Hello everyone, I have a question: when using the sine mode to drive the BLDC motor, by changing the duty cycle of different phase PWM to equivalent a phase voltage to the voltage we need, but when all phase PWM levels are low at the same time, all low side MOS are on at the same time, the motor three-phase is equivalent to short circuit, which will not cause the motor to slow down?

Hi,

This will block the motor aggressively if you do it while spinning.

Yeah, I know what you said. What I am tangled with is that when the motor is rotating normally, because the three-way pwm duty cycle is not 100%, there will be a situation where the three control signals are 0, and the three-way low-side mos will be on at the same time, hindering the motor rotation and causing deceleration. Or is this an inevitable problem?

It’s never all 0
https://skills.microchip.com/zero-sequence-modulation-for-three-phase-motors/690574

You probably refer to all the phase being low during the svpwm switching, that’s v0, it happens for a very short time.
Look at the comments here somebody asked the same question

Yes, in the principle of svpwm, the time of a cycle is subtracted from the time of T1 and T2 to get the time of T0, but combined with the actual control, the T0 time will cause the upper arm or lower arm of the three-phase half-bridge to open all, and the three-phase motor is short-connected together, which will not cause the motor to slow down? But the time in a control cycle other than T1 and T2 can only be filled with zero vectors, so in a period, the deceleration of the motor is inevitable? Or I misunderstood, the upper arm or lower arm of the three-phase half-bridge open all will not affect the motor speed in a short time

Hi @techHappyWater,

It is true that the FETs of the different phases switch synchronously. They have different duty-cycles, but the PWM is “centre aligned” so this means the on-time and the off-time of each half-bridge will overlap.
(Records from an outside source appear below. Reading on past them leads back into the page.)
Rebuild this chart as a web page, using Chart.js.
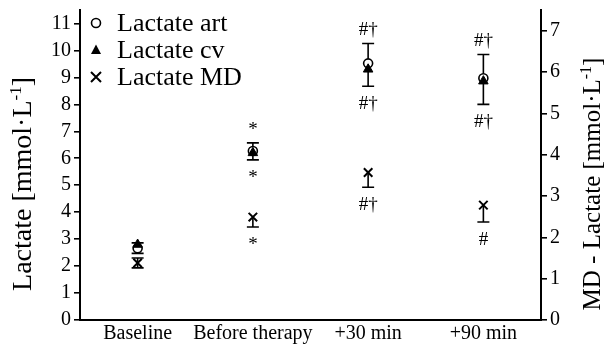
<!DOCTYPE html>
<html>
<head>
<meta charset="utf-8">
<script src="https://cdn.jsdelivr.net/npm/chart.js@4"></script>
<style>
  html, body { margin: 0; padding: 0; background: #fff; }
  #wrap { width: 613px; height: 346px; }
</style>
</head>
<body>
<div id="wrap"><canvas id="c" width="613" height="346"></canvas></div>
<script>
// Lactate time course: arterial, central venous and microdialysate (mmol/L)
const categories = ['Baseline', 'Before therapy', '+30 min', '+90 min'];

const lactateArt = [2.66, 6.27, 9.52, 8.97];
const lactateArtErrUp = [0.2, 0.3, 0.74, 0.88];
const lactateArtErrDown = [0, 0, 0, 0];

const lactateCv = [2.8, 6.2, 9.3, 8.86];
const lactateCvErrUp = [0, 0, 0, 0];
const lactateCvErrDown = [0.33, 0.26, 0.63, 0.86];

const lactateMd = [1.38, 2.49, 3.57, 2.78];
const lactateMdErrUp = [0.12, 0, 0, 0];
const lactateMdErrDown = [0.12, 0.24, 0.36, 0.41];

// significance marks: above / below the blood values, below the MD values
const marksAbove = ['', '*', '#†', '#†'];
const marksBelow = ['', '*', '#†', '#†'];
const marksBelowMd = ['', '*', '#†', '#'];

const leftTicks = [0, 1, 2, 3, 4, 5, 6, 7, 8, 9, 10, 11];
const rightTicks = [0, 1, 2, 3, 4, 5, 6, 7];

const FONT = "'Liberation Serif', 'Times New Roman', serif";
const INK = '#000';

const errorSets = [
  { ds: 0, up: lactateArtErrUp, down: lactateArtErrDown },
  { ds: 1, up: lactateCvErrUp, down: lactateCvErrDown },
  { ds: 2, up: lactateMdErrUp, down: lactateMdErrDown }
];

const errorBars = {
  id: 'errorBars',
  beforeDatasetsDraw(chart) {
    const ctx = chart.ctx;
    ctx.save();
    ctx.strokeStyle = INK;
    ctx.lineWidth = 1.6;
    errorSets.forEach(set => {
      const ds = chart.data.datasets[set.ds];
      const meta = chart.getDatasetMeta(set.ds);
      const scale = chart.scales[ds.yAxisID];
      meta.data.forEach((pt, i) => {
        const v = ds.data[i];
        const yTop = scale.getPixelForValue(v + set.up[i]);
        const yBot = scale.getPixelForValue(v - set.down[i]);
        const x = pt.x;
        ctx.beginPath();
        ctx.moveTo(x, yTop);
        ctx.lineTo(x, yBot);
        if (set.up[i] > 0) { ctx.moveTo(x - 6, yTop); ctx.lineTo(x + 6, yTop); }
        if (set.down[i] > 0) { ctx.moveTo(x - 6, yBot); ctx.lineTo(x + 6, yBot); }
        ctx.stroke();
      });
    });
    ctx.restore();
  }
};

const sigMarks = {
  id: 'sigMarks',
  afterDatasetsDraw(chart) {
    const ctx = chart.ctx;
    const y = chart.scales.y, y2 = chart.scales.y2, x = chart.scales.x;
    ctx.save();
    ctx.fillStyle = INK;
    ctx.font = '19px ' + FONT;
    ctx.textAlign = 'center';
    ctx.textBaseline = 'alphabetic';
    categories.forEach((c, i) => {
      const px = x.getPixelForValue(i);
      const top = y.getPixelForValue(lactateArt[i] + lactateArtErrUp[i]);
      const bot = y.getPixelForValue(lactateCv[i] - lactateCvErrDown[i]);
      const mdBot = y2.getPixelForValue(lactateMd[i] - lactateMdErrDown[i]);
      if (marksAbove[i]) ctx.fillText(marksAbove[i], px, top - 8);
      if (marksBelow[i]) ctx.fillText(marksBelow[i], px, bot + 23);
      if (marksBelowMd[i]) ctx.fillText(marksBelowMd[i], px, mdBot + 23);
    });
    ctx.restore();
  }
};

function drawMarker(ctx, style, x, y) {
  ctx.save();
  ctx.strokeStyle = INK;
  ctx.fillStyle = INK;
  ctx.lineWidth = 1.6;
  ctx.beginPath();
  if (style === 'circle') {
    ctx.fillStyle = '#fff';
    ctx.arc(x, y, 4.5, 0, Math.PI * 2);
    ctx.fill();
    ctx.stroke();
  } else if (style === 'triangle') {
    ctx.moveTo(x, y - 5.5);
    ctx.lineTo(x + 5, y + 4);
    ctx.lineTo(x - 5, y + 4);
    ctx.closePath();
    ctx.fill();
  } else {
    ctx.lineWidth = 2;
    ctx.moveTo(x - 5, y - 5); ctx.lineTo(x + 5, y + 5);
    ctx.moveTo(x + 5, y - 5); ctx.lineTo(x - 5, y + 5);
    ctx.stroke();
  }
  ctx.restore();
}

const innerLegend = {
  id: 'innerLegend',
  afterDraw(chart) {
    const ctx = chart.ctx;
    const left = chart.chartArea.left;
    ctx.save();
    ctx.fillStyle = INK;
    ctx.font = '26px ' + FONT;
    ctx.textAlign = 'left';
    ctx.textBaseline = 'middle';
    chart.data.datasets.forEach((ds, i) => {
      const yy = 23 + i * 27;
      drawMarker(ctx, ds.pointStyle, left + 16, yy);
      ctx.fillText(ds.label, left + 37, yy + 1);
    });
    ctx.restore();
  }
};

function drawTitle(ctx, cx, cy, size, main, sup, tail, angle) {
  const supSize = Math.round(size * 0.62);
  ctx.save();
  ctx.translate(cx, cy);
  ctx.rotate(angle);
  ctx.fillStyle = INK;
  ctx.textBaseline = 'alphabetic';
  ctx.textAlign = 'left';
  ctx.font = size + 'px ' + FONT;
  const w1 = ctx.measureText(main).width;
  const w3 = ctx.measureText(tail).width;
  ctx.font = supSize + 'px ' + FONT;
  const w2 = ctx.measureText(sup).width;
  const total = w1 + w2 + w3;
  let xx = -total / 2;
  const base = size * 0.33;
  ctx.font = size + 'px ' + FONT;
  ctx.fillText(main, xx, base);
  xx += w1;
  ctx.font = supSize + 'px ' + FONT;
  ctx.fillText(sup, xx, base - size * 0.38);
  xx += w2;
  ctx.font = size + 'px ' + FONT;
  ctx.fillText(tail, xx, base);
  ctx.restore();
}

const axisTitles = {
  id: 'axisTitles',
  afterDraw(chart) {
    const ctx = chart.ctx;
    drawTitle(ctx, 22, 184, 28, 'Lactate [mmol·L', '-1', ']', -Math.PI / 2);
    drawTitle(ctx, 592, 184, 25, 'MD - Lactate [mmol·L', '-1', ']', -Math.PI / 2);
  }
};

function keepTicks(list) {
  return scale => {
    scale.ticks = list.map(v => ({ value: v }));
  };
}
function fixWidth(w) {
  return scale => { scale.width = w; scale.paddingTop = 0; scale.paddingBottom = 0; };
}

new Chart(document.getElementById('c'), {
  type: 'line',
  data: {
    labels: categories,
    datasets: [
      {
        label: 'Lactate art', data: lactateArt, yAxisID: 'y', showLine: false,
        pointStyle: 'circle', pointRadius: 4.5, pointBorderWidth: 1.6,
        pointBackgroundColor: '#fff', pointBorderColor: INK, order: 2
      },
      {
        label: 'Lactate cv', data: lactateCv, yAxisID: 'y', showLine: false,
        pointStyle: 'triangle', pointRadius: 5.5, pointBorderWidth: 1,
        pointBackgroundColor: INK, pointBorderColor: INK, order: 1
      },
      {
        label: 'Lactate MD', data: lactateMd, yAxisID: 'y2', showLine: false,
        pointStyle: 'crossRot', pointRadius: 6, pointBorderWidth: 2,
        pointBackgroundColor: INK, pointBorderColor: INK, order: 0
      }
    ]
  },
  options: {
    responsive: false,
    devicePixelRatio: 1,
    animation: false,
    layout: { padding: { top: 10, left: 0, right: 0, bottom: 0 } },
    plugins: { legend: { display: false }, tooltip: { enabled: false } },
    scales: {
      x: {
        type: 'category', offset: true,
        grid: { display: true, drawOnChartArea: false, drawTicks: false },
        border: { display: true, color: INK, width: 2 },
        ticks: { color: INK, font: { family: FONT, size: 20 }, padding: 2, maxRotation: 0, autoSkip: false },
        afterFit: s => { s.height = 26; s.paddingLeft = 0; s.paddingRight = 0; }
      },
      y: {
        position: 'left', min: 0, max: 11.5,
        afterBuildTicks: keepTicks(leftTicks),
        ticks: { color: INK, font: { family: FONT, size: 20 }, padding: 3 },
        grid: { drawOnChartArea: false, drawTicks: true, tickLength: 6, color: INK, lineWidth: 1.6 },
        border: { display: true, color: INK, width: 2 },
        afterFit: fixWidth(80)
      },
      y2: {
        position: 'right', min: 0, max: 7.5,
        afterBuildTicks: keepTicks(rightTicks),
        ticks: { color: INK, font: { family: FONT, size: 20 }, padding: 3 },
        grid: { drawOnChartArea: false, drawTicks: true, tickLength: 6, color: INK, lineWidth: 1.6 },
        border: { display: true, color: INK, width: 2 },
        afterFit: fixWidth(72)
      }
    }
  },
  plugins: [errorBars, sigMarks, innerLegend, axisTitles]
});
</script>
</body>
</html>
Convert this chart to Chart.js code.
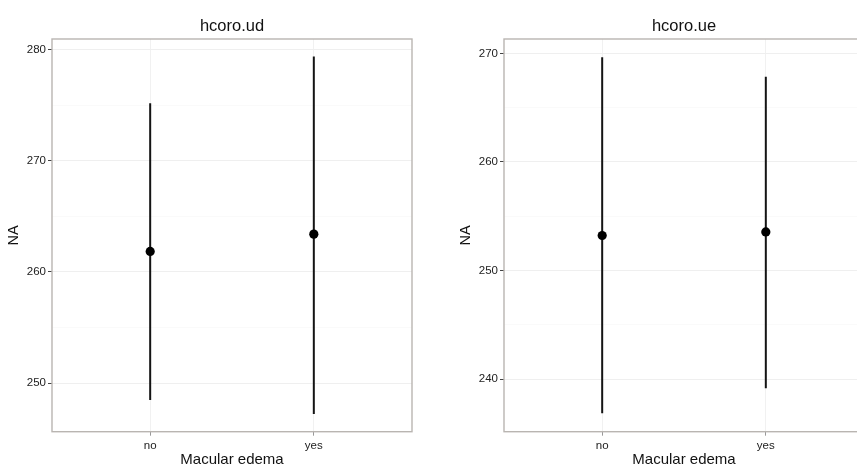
<!DOCTYPE html>
<html>
<head>
<meta charset="utf-8">
<script src="https://cdn.jsdelivr.net/npm/chart.js@4.4.1/dist/chart.umd.min.js"></script>
<style>
  html, body { margin: 0; padding: 0; background: #fff; overflow: hidden; }
  #wrap { position: relative; width: 857px; height: 469px; overflow: hidden; }
  .panel { position: absolute; top: 0; width: 420px; height: 469px; }
  #p1 { left: 0; }
  #p2 { left: 452px; }
</style>
</head>
<body>
<div id="wrap">
  <div class="panel" id="p1"><canvas id="c1"></canvas></div>
  <div class="panel" id="p2"><canvas id="c2"></canvas></div>
</div>
<script>
// Group means with their interval limits, one panel per measurement
const categories = ['no', 'yes'];

const udMean  = [261.85, 263.40];
const udLower = [248.50, 247.25];
const udUpper = [275.15, 279.35];
const udTicks = [250, 260, 270, 280];

const ueMean  = [253.22, 253.55];
const ueLower = [236.85, 239.15];
const ueUpper = [269.65, 267.85];
const ueTicks = [240, 250, 260, 270];

const FONT = "'Liberation Sans', Arial, Helvetica, sans-serif";

// grey frame around the plotting area
const panelBorder = {
  id: 'panelBorder',
  afterDraw(chart) {
    const { ctx, chartArea: a } = chart;
    ctx.save();
    ctx.strokeStyle = '#b9b5b1';
    ctx.lineWidth = 1.4;
    ctx.strokeRect(a.left, a.top, a.right - a.left, a.bottom - a.top);
    ctx.restore();
  }
};

function makePanel(canvasId, title, means, lower, upper, majorTicks, yMin, yMax) {
  const intervals = categories.map((c, i) => ({
    data: [{ x: i + 1, y: lower[i] }, { x: i + 1, y: upper[i] }],
    showLine: true,
    borderColor: '#141414',
    borderWidth: 2,
    pointRadius: 0,
    order: 2
  }));
  const points = {
    data: means.map((m, i) => ({ x: i + 1, y: m })),
    pointRadius: 4.6,
    pointBackgroundColor: '#000',
    pointBorderColor: '#000',
    pointBorderWidth: 0,
    order: 1
  };

  // major ticks get labels; minor ticks sit halfway between them
  const step = majorTicks[1] - majorTicks[0];
  const allTicks = [];
  for (let v = majorTicks[0] - step / 2; v <= yMax; v += step / 2) {
    if (v >= yMin) allTicks.push(v);
  }
  const isMajor = v => majorTicks.includes(v);

  return new Chart(document.getElementById(canvasId), {
    type: 'scatter',
    data: { datasets: [points, ...intervals] },
    plugins: [panelBorder],
    options: {
      responsive: true,
      maintainAspectRatio: false,
      animation: false,
      layout: { padding: { left: 0, right: 8, top: 0, bottom: 0 } },
      plugins: {
        legend: { display: false },
        tooltip: { enabled: false },
        title: {
          display: true,
          text: title,
          fullSize: false,
          color: '#111',
          font: { family: FONT, size: 16.5, weight: 'normal' },
          padding: { top: 16.2, bottom: 3 }
        }
      },
      scales: {
        x: {
          type: 'linear',
          min: 0.4,
          max: 2.6,
          afterBuildTicks: s => { s.ticks = categories.map((c, i) => ({ value: i + 1 })); },
          afterFit: s => { s.height = 37.3; },
          ticks: {
            callback: v => categories[v - 1],
            color: '#222',
            font: { family: FONT, size: 11.5 },
            padding: 3,
            maxRotation: 0
          },
          grid: { color: '#f1f1f1', lineWidth: 1, tickLength: 4, tickColor: '#999' },
          border: { display: false },
          title: {
            display: true,
            text: 'Macular edema',
            color: '#111',
            font: { family: FONT, size: 15 },
            padding: { top: 0, bottom: 0.5 }
          }
        },
        y: {
          type: 'linear',
          min: yMin,
          max: yMax,
          afterBuildTicks: s => { s.ticks = allTicks.map(v => ({ value: v })); },
          afterFit: s => { s.width = 52; },
          ticks: {
            callback: v => (isMajor(v) ? String(v) : ''),
            color: '#222',
            font: { family: FONT, size: 11.5 },
            padding: 2
          },
          grid: {
            color: c => (isMajor(c.tick.value) ? '#efefef' : '#f7f7f7'),
            lineWidth: c => (isMajor(c.tick.value) ? 1 : 0.6),
            tickLength: 4,
            tickColor: c => (isMajor(c.tick.value) ? '#444' : 'rgba(0,0,0,0)')
          },
          border: { display: false },
          title: {
            display: true,
            text: 'NA',
            color: '#111',
            font: { family: FONT, size: 14.5 },
            padding: { top: 5.5, bottom: 0 }
          }
        }
      }
    }
  });
}

makePanel('c1', 'hcoro.ud', udMean, udLower, udUpper, udTicks, 245.65, 280.93);
makePanel('c2', 'hcoro.ue', ueMean, ueLower, ueUpper, ueTicks, 235.15, 271.32);
</script>
</body>
</html>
But this is not a problem because the switching frequency of the PWM is very fast - several kHz. The motor is an inductive load which “smooths” this fast-changing voltage into an analog “average” - in this way the PWM output by the driver becomes a sinusoidal current waveform. The motor sees only this analog “average” - as long as the switching is happening quickly.

If the PWM waveform were to “freeze” with all the lower FETs open for a longer time, then the motor would “see” it’s phases as being grounded, and would begin to break as the current quickly decays. But it takes time for this to happen, so as long as the PWM is switching quickly, the motor doesn’t break.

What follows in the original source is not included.